* **Set exercise**: Report every line below that holds the word "this".

* **Data supplied**:
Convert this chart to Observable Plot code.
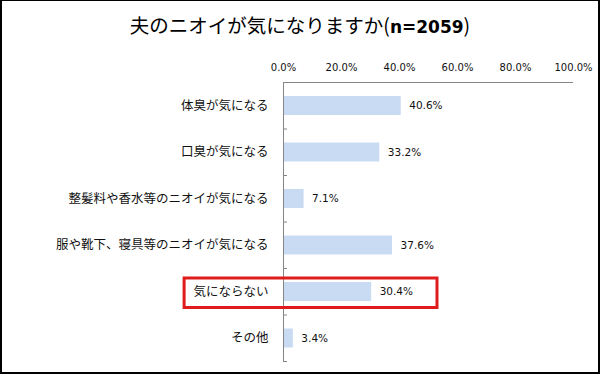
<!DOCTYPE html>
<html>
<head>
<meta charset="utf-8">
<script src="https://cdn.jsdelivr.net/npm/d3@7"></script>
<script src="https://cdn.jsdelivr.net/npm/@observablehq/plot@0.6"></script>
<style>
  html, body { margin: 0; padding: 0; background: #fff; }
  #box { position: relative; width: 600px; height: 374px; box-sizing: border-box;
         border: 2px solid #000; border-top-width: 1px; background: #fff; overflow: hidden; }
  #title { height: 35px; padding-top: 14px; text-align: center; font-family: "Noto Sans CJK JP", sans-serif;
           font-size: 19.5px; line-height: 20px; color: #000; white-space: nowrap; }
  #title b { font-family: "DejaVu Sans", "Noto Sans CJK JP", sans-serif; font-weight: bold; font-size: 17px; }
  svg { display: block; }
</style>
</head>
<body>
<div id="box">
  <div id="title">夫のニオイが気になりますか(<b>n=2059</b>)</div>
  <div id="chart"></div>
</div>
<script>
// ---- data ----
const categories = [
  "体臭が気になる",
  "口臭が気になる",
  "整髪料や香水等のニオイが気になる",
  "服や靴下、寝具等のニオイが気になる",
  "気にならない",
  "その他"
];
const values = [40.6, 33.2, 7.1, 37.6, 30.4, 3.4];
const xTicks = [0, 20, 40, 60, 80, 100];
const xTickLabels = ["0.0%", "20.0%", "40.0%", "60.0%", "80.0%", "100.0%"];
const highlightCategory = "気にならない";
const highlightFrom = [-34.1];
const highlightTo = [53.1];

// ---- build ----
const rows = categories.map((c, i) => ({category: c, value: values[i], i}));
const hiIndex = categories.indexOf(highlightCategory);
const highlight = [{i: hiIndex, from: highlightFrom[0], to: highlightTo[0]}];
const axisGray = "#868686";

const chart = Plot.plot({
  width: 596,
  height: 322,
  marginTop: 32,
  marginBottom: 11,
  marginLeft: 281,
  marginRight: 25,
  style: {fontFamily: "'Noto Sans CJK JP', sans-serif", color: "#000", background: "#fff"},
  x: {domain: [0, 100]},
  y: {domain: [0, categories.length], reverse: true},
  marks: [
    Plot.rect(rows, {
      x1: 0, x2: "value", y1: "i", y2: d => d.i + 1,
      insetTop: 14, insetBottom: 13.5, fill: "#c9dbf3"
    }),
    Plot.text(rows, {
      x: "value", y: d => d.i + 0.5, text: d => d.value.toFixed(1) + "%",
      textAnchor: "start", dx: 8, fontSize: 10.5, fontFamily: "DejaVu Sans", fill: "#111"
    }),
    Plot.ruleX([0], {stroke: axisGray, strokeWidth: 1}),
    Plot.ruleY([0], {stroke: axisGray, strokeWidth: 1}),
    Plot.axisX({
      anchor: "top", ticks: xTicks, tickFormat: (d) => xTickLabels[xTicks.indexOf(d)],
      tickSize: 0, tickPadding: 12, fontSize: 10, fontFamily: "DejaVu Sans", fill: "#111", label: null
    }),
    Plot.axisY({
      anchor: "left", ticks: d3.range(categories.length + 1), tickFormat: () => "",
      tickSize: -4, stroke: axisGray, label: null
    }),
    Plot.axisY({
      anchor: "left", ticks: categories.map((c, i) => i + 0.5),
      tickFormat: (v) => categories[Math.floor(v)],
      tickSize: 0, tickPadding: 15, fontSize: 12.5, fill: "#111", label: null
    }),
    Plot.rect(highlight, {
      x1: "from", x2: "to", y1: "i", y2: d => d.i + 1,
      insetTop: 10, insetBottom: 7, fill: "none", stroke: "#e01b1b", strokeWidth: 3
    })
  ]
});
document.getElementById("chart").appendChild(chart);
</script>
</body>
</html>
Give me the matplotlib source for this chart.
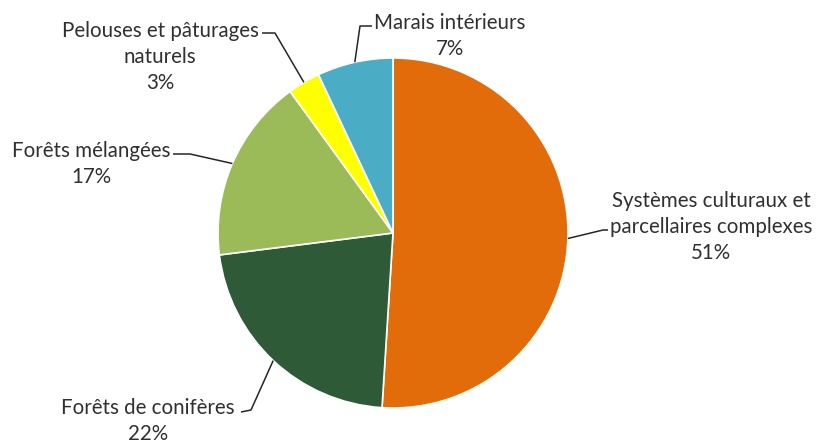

* **Output of the exercise**:
Convert this chart to Observable Plot code.
Give me the matplotlib source for this chart.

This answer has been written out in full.